Investment research firm the Oregon Group last month released a report predicting a 10-year supercycle in critical minerals. This supercycle was not going to be driven by the transition, however. It was going to be driven by artificial intelligence.

"The [data center] market is moving a lot faster than supply chains that have historically supported a very physical business have been set up to do... It's a sprint. It's a sprint that requires all the capital in the world," the co-founder of CoreWave was cited as saying in the report, providing a good summary of the situation,

The information technology industry is planning to spend hundreds of billions of dollars on artificial intelligence, meaning new data centers and new electricity networks. With that, it has automatically become a competitor for transition technology developers—because they all need the same materials.

Copper is a good example. It is not rare, it is not expensive but both AI evolution and the transition need large amounts of it—and there are no new mines being opened at the rate they need to be open to support the coming surge in demand.

Warnings about a copper shortage have become part of the news landscape over the past couple of years and yet the mining industry has been extremely slow in doing anything about this, possibly because the bullish demand forecasts have not always panned out, notably in EVs. So miners are biding their time until the strong demand does begin to show signs of emerging.

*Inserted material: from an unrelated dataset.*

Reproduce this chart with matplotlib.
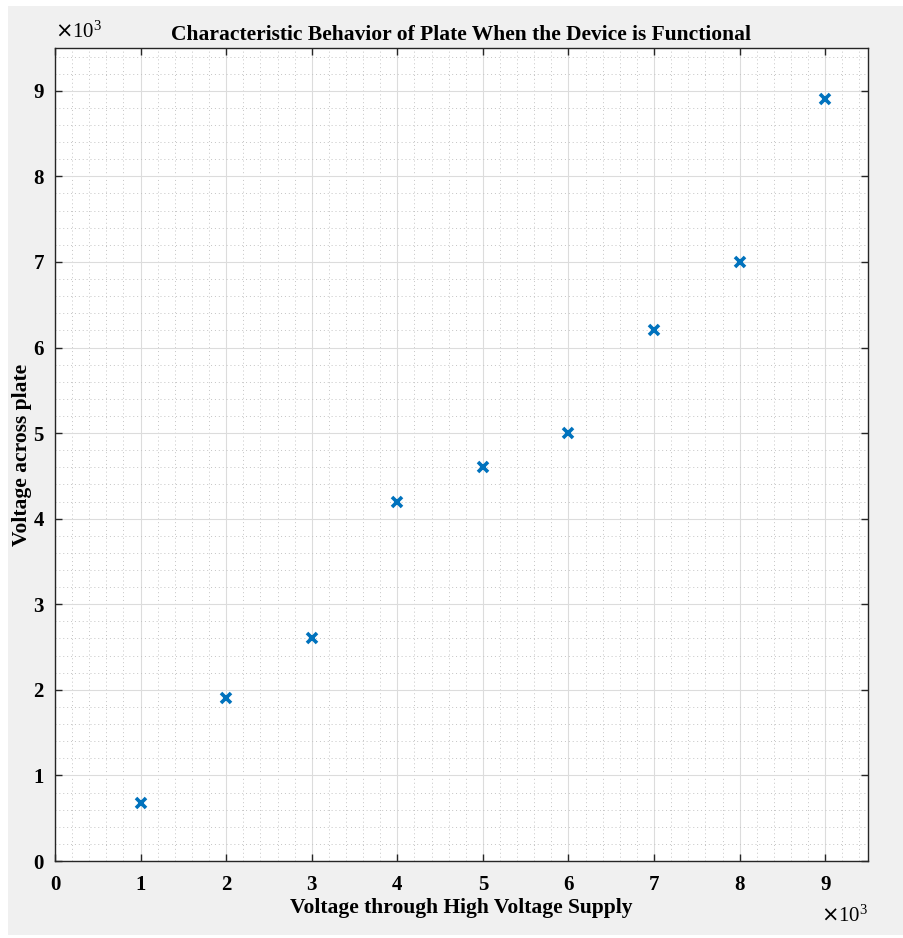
import matplotlib
matplotlib.use('Agg')
import matplotlib.pyplot as plt
from matplotlib.patches import Rectangle
from matplotlib.ticker import MultipleLocator, FuncFormatter

supply_v = [1000, 2000, 3000, 4000, 5000, 6000, 7000, 8000, 9000]
plate_v = [680, 1900, 2600, 4200, 4600, 5000, 6200, 7000, 8900]

plt.rcParams['font.family'] = ['Liberation Serif', 'DejaVu Serif']

W, H = 904, 938
fig = plt.figure(figsize=(W / 100, H / 100), dpi=100, facecolor='white')
# grey MATLAB figure background
fig.patches.append(Rectangle((8 / W, 3 / H), 1, 1 - 9 / H, transform=fig.transFigure,
                             facecolor='#f0f0f0', edgecolor='none', zorder=-10))

ax = fig.add_axes([55 / W, 1 - 861 / H, (868 - 55) / W, (861 - 48) / H])
ax.set_facecolor('white')

ax.plot(supply_v, plate_v, 'x', color='#0072BD', ms=7, mew=2.6)

ax.set_xlim(0, 9500)
ax.set_ylim(0, 9500)
ax.xaxis.set_major_locator(MultipleLocator(1000))
ax.yaxis.set_major_locator(MultipleLocator(1000))
ax.xaxis.set_minor_locator(MultipleLocator(200))
ax.yaxis.set_minor_locator(MultipleLocator(200))
fmt = FuncFormatter(lambda v, p: '%d' % round(v / 1000))
ax.xaxis.set_major_formatter(fmt)
ax.yaxis.set_major_formatter(fmt)

ax.grid(which='major', color='#dcdcdc', lw=0.8, ls='-')
ax.grid(which='minor', color='#c4c4c4', lw=0.7, ls=(0, (1, 3)))
ax.set_axisbelow(True)

ax.tick_params(which='both', direction='in', top=True, right=True)
ax.tick_params(which='major', length=5, width=1, color='#262626', labelsize=15)
ax.tick_params(axis='x', which='major', pad=10)
ax.tick_params(axis='y', which='major', pad=8)
ax.tick_params(which='minor', length=0)
for lbl in ax.get_xticklabels() + ax.get_yticklabels():
    lbl.set_fontweight('bold')
for s in ax.spines.values():
    s.set_color('#262626')
    s.set_linewidth(1)

ax.set_title('Characteristic Behavior of Plate When the Device is Functional',
             fontsize=15.5, fontweight='bold', pad=6)
ax.set_xlabel('Voltage through High Voltage Supply', fontsize=15.5, fontweight='bold')
ax.xaxis.set_label_coords(0.5, -(908 - 861) / 813)
ax.xaxis.label.set_va('center')
ax.set_ylabel('Voltage across plate', fontsize=15.5, fontweight='bold')
ax.yaxis.set_label_coords(-(55 - 22) / 813, 0.5)
ax.yaxis.label.set_va('center')

ax.text(0, 1.006, r'$\times\mathregular{10^3}$', transform=ax.transAxes,
        fontsize=15, ha='left', va='bottom')
ax.text(1, -0.055, r'$\times\mathregular{10^3}$', transform=ax.transAxes,
        fontsize=15, ha='right', va='top')

fig.savefig('out.png', dpi=100, facecolor=fig.get_facecolor())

"You can cynically say that the mining execs are just kind of looking for the next story to underpin the typical narrative, which is: 'Demand is going to increase faster than supply, and we're staring structural deficits in the face,'" Chris Berry, battery supply chain consultant, told Politico.

Yet this is not leading to new copper mines—but it is leading to big plans about sourcing the necessary critical minerals. In his speech at this week's Milken Institute's Global Conference, Hochstein urged miners to go into risky jurisdictions and ignore the risk to secure the minerals and challenge China's dominance in the area.

"We can all live in the capitals and cities around the world and say, 'I don't want to do business there.' But what you are really saying is we're not going to have an energy transition," Hochstein said, as quoted by Reuters.

However, It is doubtful whether miners will respond to what is effectively a challenge to reprioritize, putting the transition above things like security and predictability. Besides, miners appear to be conscious of the fact that China's dominance in critical minerals is the result of decades of work—and that kind of work cannot be replicated in 24 months.


The situation does not look good—AI and the transition are vying for one pool of resources. But there is a silver lining, although it is not the silver lining transition champions like to speak about. The massive demand growth in demand for various metals and minerals coming from transition projects has basically failed to materialize so far. Lithium prices are down. Copper is down. So is EV demand. Miners are justified in their wait—and—see approach.

Yet, unlike the transition, artificial intelligence looks ready to take off. There is quite a bit of momentum building up behind it, and all it really needs is metals, minerals, plastic, and electricity. Then AI will become a real problem for the transition.